Records for the task
⟨

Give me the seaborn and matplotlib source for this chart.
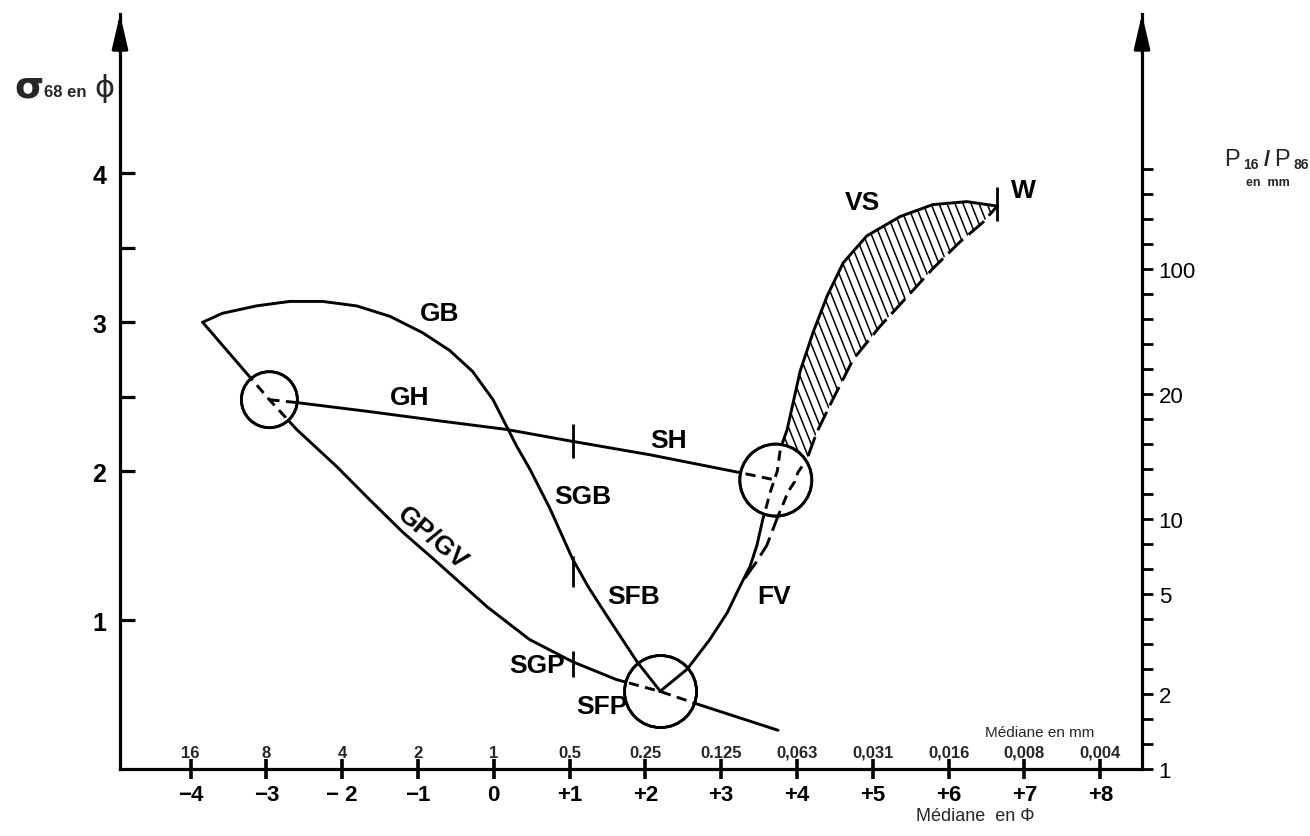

⟩
⟨

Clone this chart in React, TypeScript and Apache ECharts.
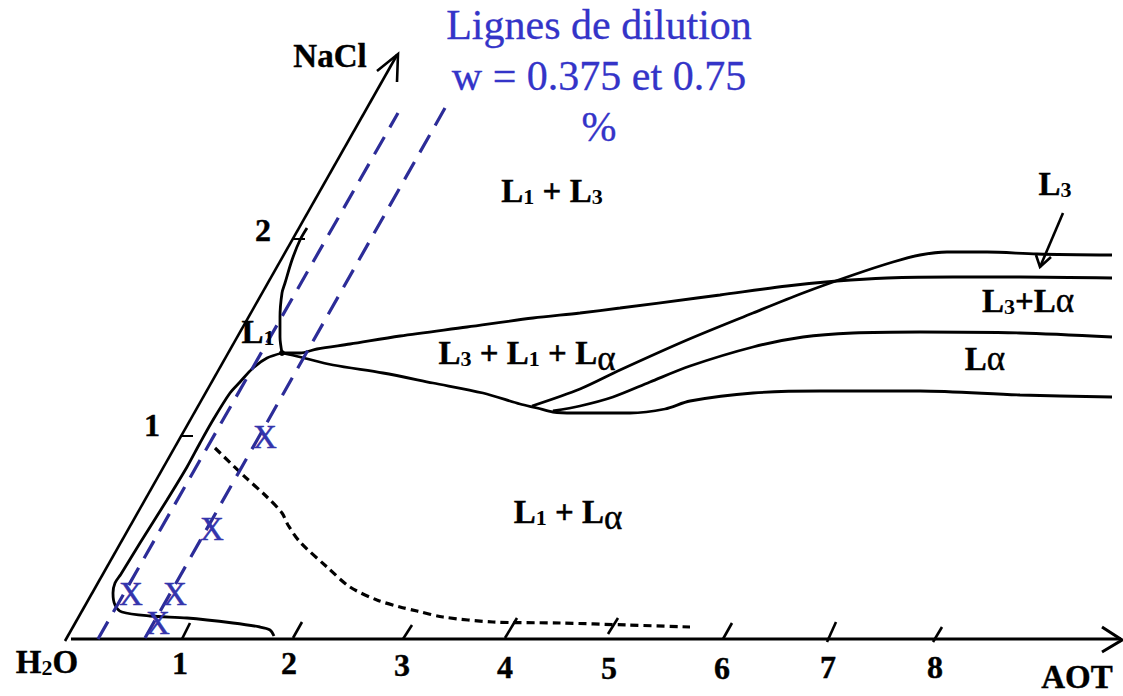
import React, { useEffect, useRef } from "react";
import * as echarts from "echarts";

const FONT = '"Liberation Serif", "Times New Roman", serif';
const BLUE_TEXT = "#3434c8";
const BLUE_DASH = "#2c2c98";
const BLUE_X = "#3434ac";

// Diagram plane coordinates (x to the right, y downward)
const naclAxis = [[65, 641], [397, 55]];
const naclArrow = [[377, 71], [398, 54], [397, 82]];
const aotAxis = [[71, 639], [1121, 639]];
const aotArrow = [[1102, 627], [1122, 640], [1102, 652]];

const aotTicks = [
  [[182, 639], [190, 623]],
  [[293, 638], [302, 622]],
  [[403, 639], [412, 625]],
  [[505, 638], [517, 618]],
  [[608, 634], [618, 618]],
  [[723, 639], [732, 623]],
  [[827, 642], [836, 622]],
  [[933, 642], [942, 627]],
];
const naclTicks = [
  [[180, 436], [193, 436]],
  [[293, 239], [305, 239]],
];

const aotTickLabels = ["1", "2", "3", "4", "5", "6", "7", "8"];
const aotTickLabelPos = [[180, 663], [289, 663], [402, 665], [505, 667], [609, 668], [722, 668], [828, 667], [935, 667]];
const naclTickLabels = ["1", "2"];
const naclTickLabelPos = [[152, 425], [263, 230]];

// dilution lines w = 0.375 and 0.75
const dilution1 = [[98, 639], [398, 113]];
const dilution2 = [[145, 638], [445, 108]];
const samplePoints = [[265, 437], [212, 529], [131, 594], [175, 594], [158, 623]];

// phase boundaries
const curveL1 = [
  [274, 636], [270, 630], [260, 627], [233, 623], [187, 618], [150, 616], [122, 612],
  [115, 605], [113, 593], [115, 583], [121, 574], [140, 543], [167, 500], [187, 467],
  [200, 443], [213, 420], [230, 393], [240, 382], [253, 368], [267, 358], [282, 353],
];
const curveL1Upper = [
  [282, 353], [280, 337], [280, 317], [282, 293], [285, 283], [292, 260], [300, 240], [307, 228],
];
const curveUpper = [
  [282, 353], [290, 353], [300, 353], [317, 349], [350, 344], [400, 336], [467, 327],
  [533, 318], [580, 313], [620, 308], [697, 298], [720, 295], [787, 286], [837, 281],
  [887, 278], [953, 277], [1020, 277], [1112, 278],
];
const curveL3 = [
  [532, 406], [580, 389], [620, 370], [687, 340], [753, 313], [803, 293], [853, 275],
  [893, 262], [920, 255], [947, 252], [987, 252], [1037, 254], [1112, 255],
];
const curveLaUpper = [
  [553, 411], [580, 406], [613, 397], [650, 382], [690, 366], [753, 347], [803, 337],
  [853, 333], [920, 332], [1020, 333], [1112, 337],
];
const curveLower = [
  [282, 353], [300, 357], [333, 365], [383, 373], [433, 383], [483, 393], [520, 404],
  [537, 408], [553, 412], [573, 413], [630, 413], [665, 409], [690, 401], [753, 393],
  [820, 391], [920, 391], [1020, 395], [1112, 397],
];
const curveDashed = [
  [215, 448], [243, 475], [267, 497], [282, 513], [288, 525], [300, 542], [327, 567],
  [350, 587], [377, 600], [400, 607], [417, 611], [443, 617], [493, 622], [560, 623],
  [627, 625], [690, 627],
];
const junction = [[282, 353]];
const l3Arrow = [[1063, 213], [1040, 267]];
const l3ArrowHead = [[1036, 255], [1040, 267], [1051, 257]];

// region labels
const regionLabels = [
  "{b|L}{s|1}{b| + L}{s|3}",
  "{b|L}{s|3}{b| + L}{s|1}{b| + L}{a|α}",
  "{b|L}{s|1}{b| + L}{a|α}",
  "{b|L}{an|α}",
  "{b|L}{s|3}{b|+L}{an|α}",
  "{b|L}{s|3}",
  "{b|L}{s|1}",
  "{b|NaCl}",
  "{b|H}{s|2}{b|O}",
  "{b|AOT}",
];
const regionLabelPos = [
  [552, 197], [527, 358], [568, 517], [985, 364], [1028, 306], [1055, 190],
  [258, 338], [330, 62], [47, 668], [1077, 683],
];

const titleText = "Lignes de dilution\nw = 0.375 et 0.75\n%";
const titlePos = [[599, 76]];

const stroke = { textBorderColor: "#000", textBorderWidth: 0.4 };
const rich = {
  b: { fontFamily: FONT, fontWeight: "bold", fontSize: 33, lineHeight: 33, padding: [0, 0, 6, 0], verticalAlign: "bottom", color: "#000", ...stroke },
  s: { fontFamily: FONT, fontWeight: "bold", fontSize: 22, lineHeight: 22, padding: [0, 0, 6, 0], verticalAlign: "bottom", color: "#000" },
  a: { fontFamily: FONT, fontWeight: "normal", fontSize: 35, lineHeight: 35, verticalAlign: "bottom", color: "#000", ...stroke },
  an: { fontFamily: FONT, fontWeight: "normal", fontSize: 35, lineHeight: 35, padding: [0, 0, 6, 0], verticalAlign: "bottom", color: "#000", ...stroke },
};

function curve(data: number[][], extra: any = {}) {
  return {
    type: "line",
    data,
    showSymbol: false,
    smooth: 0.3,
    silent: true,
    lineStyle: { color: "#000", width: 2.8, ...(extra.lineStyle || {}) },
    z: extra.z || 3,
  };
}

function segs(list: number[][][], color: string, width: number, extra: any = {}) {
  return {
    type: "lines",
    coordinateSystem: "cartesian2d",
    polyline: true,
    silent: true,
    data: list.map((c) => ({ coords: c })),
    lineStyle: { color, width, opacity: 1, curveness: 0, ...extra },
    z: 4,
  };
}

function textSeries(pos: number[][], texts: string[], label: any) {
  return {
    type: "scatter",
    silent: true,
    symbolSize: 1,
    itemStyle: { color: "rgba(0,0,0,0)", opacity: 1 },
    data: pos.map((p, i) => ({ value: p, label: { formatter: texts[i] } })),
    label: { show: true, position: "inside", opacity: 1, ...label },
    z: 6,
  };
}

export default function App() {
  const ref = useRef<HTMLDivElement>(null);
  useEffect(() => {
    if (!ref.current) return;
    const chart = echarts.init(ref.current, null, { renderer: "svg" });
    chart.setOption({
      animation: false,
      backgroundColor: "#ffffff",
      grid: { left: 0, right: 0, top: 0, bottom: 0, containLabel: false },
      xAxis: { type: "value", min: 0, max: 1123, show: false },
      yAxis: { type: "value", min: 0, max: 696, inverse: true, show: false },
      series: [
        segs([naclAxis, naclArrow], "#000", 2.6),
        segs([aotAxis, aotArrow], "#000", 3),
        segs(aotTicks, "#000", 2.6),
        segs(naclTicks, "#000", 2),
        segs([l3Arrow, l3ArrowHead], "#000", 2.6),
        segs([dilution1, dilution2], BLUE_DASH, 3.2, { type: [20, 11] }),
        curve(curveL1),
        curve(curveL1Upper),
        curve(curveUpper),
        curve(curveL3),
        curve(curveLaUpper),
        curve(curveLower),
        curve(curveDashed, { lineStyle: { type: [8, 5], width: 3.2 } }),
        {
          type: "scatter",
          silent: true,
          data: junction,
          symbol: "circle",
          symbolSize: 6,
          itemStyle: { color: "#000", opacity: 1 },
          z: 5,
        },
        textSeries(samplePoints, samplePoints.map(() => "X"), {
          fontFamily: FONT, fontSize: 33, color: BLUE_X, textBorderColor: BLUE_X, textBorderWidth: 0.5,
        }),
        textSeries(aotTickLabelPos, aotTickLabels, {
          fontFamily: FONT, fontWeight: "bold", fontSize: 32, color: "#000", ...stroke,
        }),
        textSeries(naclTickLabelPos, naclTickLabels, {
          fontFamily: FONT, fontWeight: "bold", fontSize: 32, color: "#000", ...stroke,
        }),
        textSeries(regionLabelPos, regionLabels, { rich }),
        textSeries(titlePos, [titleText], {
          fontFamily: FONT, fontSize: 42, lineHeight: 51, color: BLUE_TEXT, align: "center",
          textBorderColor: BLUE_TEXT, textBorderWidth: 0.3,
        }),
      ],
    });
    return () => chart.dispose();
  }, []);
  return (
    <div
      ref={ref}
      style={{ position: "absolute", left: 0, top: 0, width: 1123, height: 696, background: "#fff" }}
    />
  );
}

⟩
⟨

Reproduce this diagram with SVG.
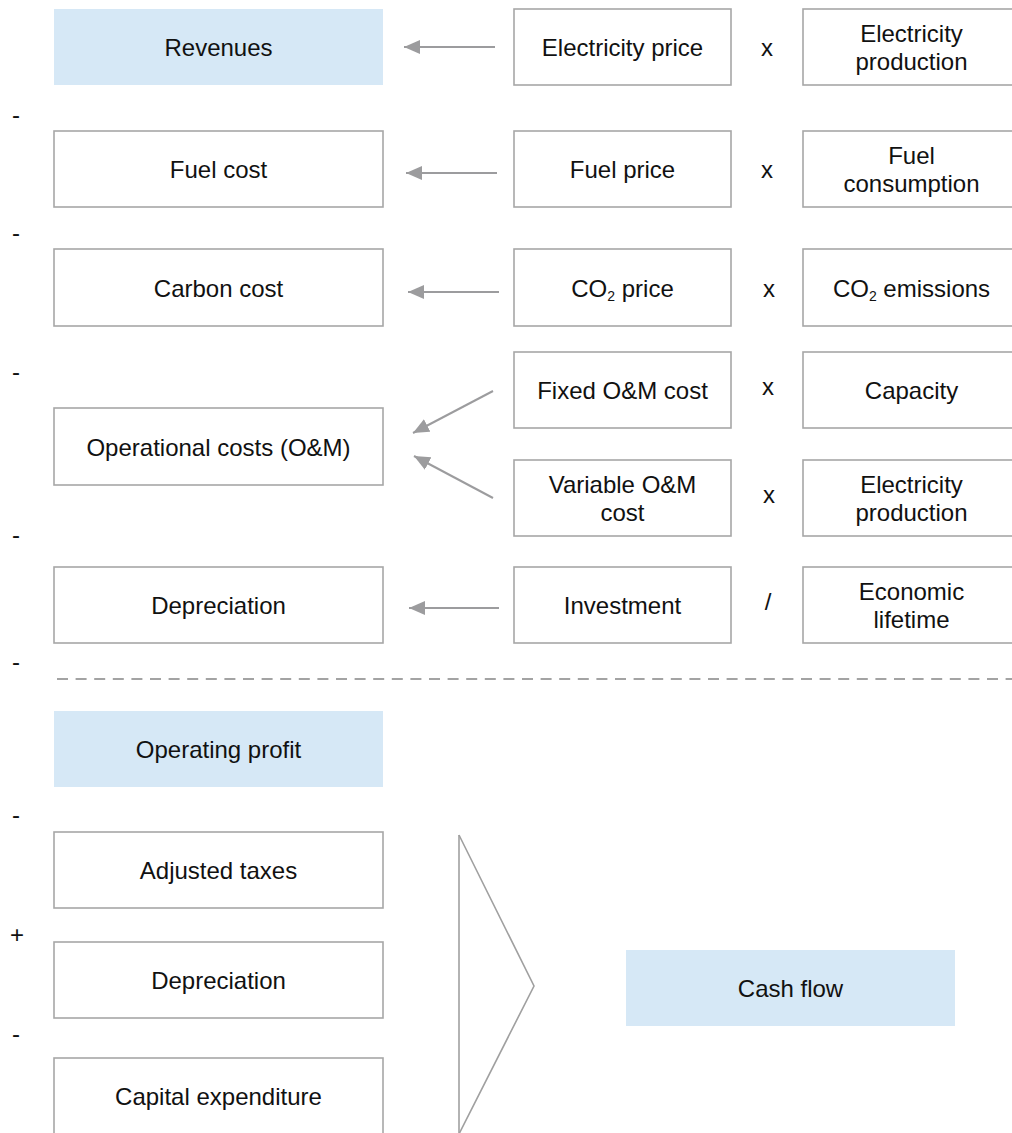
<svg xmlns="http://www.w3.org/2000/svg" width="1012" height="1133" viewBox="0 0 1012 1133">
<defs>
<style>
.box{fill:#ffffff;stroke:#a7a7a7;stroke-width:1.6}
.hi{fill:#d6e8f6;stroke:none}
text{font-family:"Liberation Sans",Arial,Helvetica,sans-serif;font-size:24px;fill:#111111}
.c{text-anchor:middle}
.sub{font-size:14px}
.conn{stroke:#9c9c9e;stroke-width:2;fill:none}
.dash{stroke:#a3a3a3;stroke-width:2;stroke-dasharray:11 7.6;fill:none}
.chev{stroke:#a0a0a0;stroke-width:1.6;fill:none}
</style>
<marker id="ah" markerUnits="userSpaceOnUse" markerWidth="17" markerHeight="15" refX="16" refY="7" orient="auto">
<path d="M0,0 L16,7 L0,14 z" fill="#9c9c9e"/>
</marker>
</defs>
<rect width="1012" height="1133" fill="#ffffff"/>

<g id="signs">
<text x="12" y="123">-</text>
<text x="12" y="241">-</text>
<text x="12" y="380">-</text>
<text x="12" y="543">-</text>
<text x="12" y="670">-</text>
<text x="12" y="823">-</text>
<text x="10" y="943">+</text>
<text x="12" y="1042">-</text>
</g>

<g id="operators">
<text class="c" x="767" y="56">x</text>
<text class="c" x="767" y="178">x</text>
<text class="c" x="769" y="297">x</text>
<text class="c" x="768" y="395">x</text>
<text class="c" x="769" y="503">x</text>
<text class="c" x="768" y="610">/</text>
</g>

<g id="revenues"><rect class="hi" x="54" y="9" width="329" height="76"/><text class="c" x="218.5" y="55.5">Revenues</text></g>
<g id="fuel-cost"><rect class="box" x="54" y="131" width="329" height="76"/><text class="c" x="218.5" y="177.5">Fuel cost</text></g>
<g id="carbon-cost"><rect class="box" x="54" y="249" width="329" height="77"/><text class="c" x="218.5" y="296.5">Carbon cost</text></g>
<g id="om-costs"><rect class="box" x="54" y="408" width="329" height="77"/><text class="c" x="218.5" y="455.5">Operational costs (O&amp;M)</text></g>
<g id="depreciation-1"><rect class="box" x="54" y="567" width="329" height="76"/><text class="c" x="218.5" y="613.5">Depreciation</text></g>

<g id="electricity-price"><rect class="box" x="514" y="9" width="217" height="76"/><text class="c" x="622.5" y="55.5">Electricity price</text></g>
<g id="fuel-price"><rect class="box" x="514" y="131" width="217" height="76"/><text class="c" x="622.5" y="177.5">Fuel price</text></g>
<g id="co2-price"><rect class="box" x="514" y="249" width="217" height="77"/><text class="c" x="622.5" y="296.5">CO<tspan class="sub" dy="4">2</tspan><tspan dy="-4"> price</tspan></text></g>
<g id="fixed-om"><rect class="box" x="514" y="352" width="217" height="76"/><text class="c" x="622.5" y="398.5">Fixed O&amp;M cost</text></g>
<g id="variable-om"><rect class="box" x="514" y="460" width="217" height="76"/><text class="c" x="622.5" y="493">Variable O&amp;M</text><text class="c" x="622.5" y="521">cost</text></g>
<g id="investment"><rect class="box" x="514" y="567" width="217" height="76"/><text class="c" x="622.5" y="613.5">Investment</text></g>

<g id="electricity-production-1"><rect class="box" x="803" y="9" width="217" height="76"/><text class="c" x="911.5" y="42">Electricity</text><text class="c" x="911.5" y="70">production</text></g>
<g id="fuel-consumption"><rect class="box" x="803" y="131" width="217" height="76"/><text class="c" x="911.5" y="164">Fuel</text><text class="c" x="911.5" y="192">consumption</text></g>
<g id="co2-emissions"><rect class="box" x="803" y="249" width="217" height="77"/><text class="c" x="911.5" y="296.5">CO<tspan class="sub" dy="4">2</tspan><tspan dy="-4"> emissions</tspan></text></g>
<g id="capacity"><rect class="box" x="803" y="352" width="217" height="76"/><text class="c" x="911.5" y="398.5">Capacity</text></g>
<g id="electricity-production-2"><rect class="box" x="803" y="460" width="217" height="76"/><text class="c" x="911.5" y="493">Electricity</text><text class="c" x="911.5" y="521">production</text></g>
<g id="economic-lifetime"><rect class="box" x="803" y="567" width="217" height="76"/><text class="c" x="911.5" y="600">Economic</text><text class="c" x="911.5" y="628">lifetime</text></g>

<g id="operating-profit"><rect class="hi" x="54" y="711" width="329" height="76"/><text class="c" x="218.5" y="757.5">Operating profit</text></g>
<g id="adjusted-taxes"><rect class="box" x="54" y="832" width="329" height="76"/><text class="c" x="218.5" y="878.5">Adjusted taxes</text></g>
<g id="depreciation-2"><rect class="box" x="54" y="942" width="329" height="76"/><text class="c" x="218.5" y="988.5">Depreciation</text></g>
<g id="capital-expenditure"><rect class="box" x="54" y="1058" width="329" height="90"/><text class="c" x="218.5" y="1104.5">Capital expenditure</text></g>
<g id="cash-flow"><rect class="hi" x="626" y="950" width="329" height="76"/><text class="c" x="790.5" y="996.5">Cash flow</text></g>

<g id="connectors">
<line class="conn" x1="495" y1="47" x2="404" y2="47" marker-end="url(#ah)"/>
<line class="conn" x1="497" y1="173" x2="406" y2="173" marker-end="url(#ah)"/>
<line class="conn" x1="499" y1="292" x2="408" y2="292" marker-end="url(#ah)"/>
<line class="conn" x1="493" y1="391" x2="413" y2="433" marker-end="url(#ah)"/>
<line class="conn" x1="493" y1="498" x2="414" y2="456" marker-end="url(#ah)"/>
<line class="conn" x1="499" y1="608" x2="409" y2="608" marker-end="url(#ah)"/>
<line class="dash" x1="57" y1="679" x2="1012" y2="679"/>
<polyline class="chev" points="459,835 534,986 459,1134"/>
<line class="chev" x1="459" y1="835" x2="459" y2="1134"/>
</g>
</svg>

⟩

Problem details
Copy out every line in the entries above that holds "this".

The completed task
Give me the seaborn and matplotlib source for this chart.
Clone this chart in React, TypeScript and Apache ECharts.
Reproduce this diagram with SVG.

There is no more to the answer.